In addition to having to have a legal basis for each act of processing, the GDPR imposes restrictions against sharing personal information outside the European Union or the European Economic Area (EEA, the members of which adopt EU data protection laws). The European Commission (EC) has determined that a handful of countries provide ‘adequate’ levels of protection for personal data, which means data can be transferred to those countries without meeting additional conditions. But the United States has not been deemed to provide adequate protection to personal information. As such, organisations operating in an EEA country are constrained in their ability to transfer personal data into the United States (eg, by moving it to an affiliate or parent company that is based in the United States).

The GDPR sets out three circumstances in which personal data may be transferred outside of the EEA in the absence of an adequacy determination:

• a mechanism exists which provides ‘appropriate safeguards’ for the data;

• the data is transferred subject to a ‘derogation’ envisioned by the GDPR; or

• a judgment of a court or tribunal, or a decision of an administrative authority, in the destination country requires the transfer, and the judgment or decision is based on an international agreement between the destination country and the European Union or member state (eg, a mutual assistance treaty).

The GDPR provides that there are appropriate safeguards for transferring personal information from a European company to one in the United States under the following mechanisms, provided that individuals can enforce their data protection rights and have effective legal remedies for their breach:

• the US company has been certified to the US–EU Privacy Shield;

• the European company and the US company have entered into a form agreement containing standard contractual clauses that have been adopted by the EC, or adopted by a data protection authority and approved by the EC;

• a group of affiliated companies have agreed to be bound by an approved set of binding corporate rules (BCRs), which has been approved by the competent member state’s data protection authority;

• the European company has undertaken to adhere to a code of conduct (eg, one developed for a particular industry) approved by the competent data protection authority or by the EC, and the US company has made a binding and enforceable commitment to apply the appropriate safeguards provided by the code of conduct; or

• the European company has been certified pursuant to a data protection certification mechanism approved by a data protection authority or by the European Data Protection Board, and the US company has made a binding and enforceable commitment to apply the appropriate safeguards provided by the certification mechanism.11

Beyond the appropriate safeguards, the GDPR also allows transfers from an EEA organisation to a US company in the United States when one of the following derogations applies:

• the individual whom the data concerns has given his or her explicit consent, after having been informed of the risks;

• the transfer is necessary for the performance of a contract with, or concluded in the interests of, an individual, or for pre-contractual measures taken at the individual’s request;

• the transfer is necessary for important reasons of public interest, where the interest is recognised by EU or member state law; or

• the transfer is necessary to establish, exercise or defend a legal claim.12

Thus, companies either need to put in place a mechanism to share the information between an entity in the European Union and an affiliate in the United States or ensure that a derogation applies. In addition, a cross-border mechanism or derogation would be needed to share the information with the DOJ.
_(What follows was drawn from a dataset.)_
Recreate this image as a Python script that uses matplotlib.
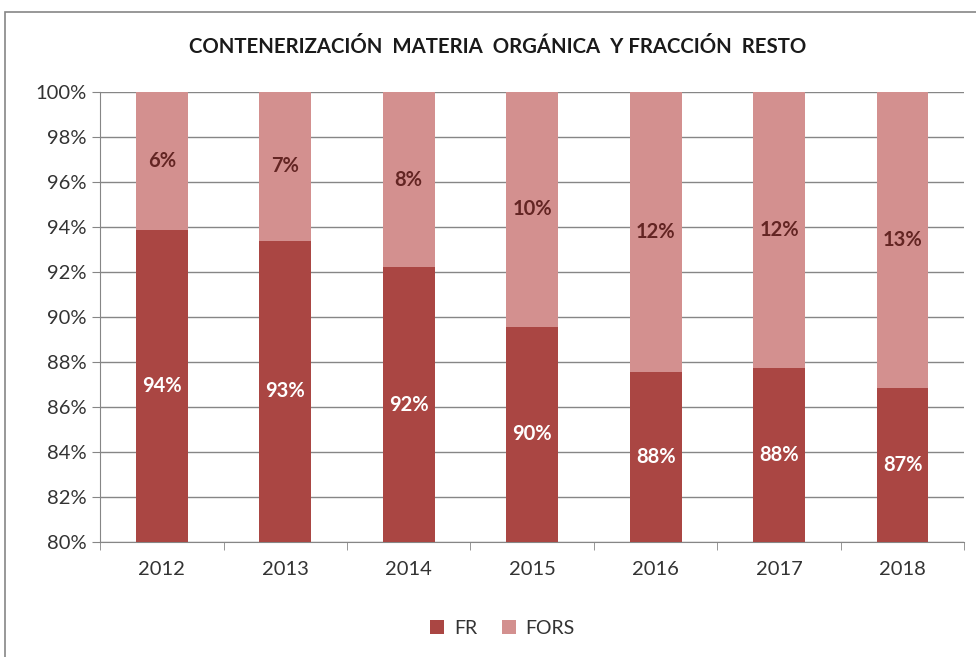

Additional development: UK data privacy restrictions in the shadow of Brexit

The United Kingdom is scheduled to leave the European Union at 11pm (GMT) on 29 March 2019. Accordingly, on 9 January 2018, the EC produced a ‘Notice to Stakeholders’ on the implications of the United Kingdom’s withdrawal (the Notice). The Notice serves as an official statement from the EC that post-Brexit, EU law – including the GDPR – will cease to apply to the United Kingdom and it will be considered a ‘third country’ (ie, one that is not a member of the European Union). A data transfer mechanism consequently will be necessary to facilitate data flows from the European Union to the United Kingdom, unless the United Kingdom is determined to provide an ‘adequate’ level of data protection.

For its part, the UK government has signalled that, as part of Brexit negotiations, it will be seeking an enhanced mechanism for UK–EU data transfers that builds on the ‘adequacy’ model. If adequacy status (or some enhanced status) were to be granted to the United Kingdom by the EC, this would allow the free flow of personal information from the European Union to the United Kingdom without the EU company having to implement any additional safeguards, or being subject to further legislative conditions. This is of course the ideal scenario for the United Kingdom, and will provide the smoothest transition for entities that rely on the flow of data between the European Union and the United Kingdom. However, there remain legal questions as to whether an adequacy decision could be granted before the United Kingdom leaves the European Union and if not, how soon thereafter.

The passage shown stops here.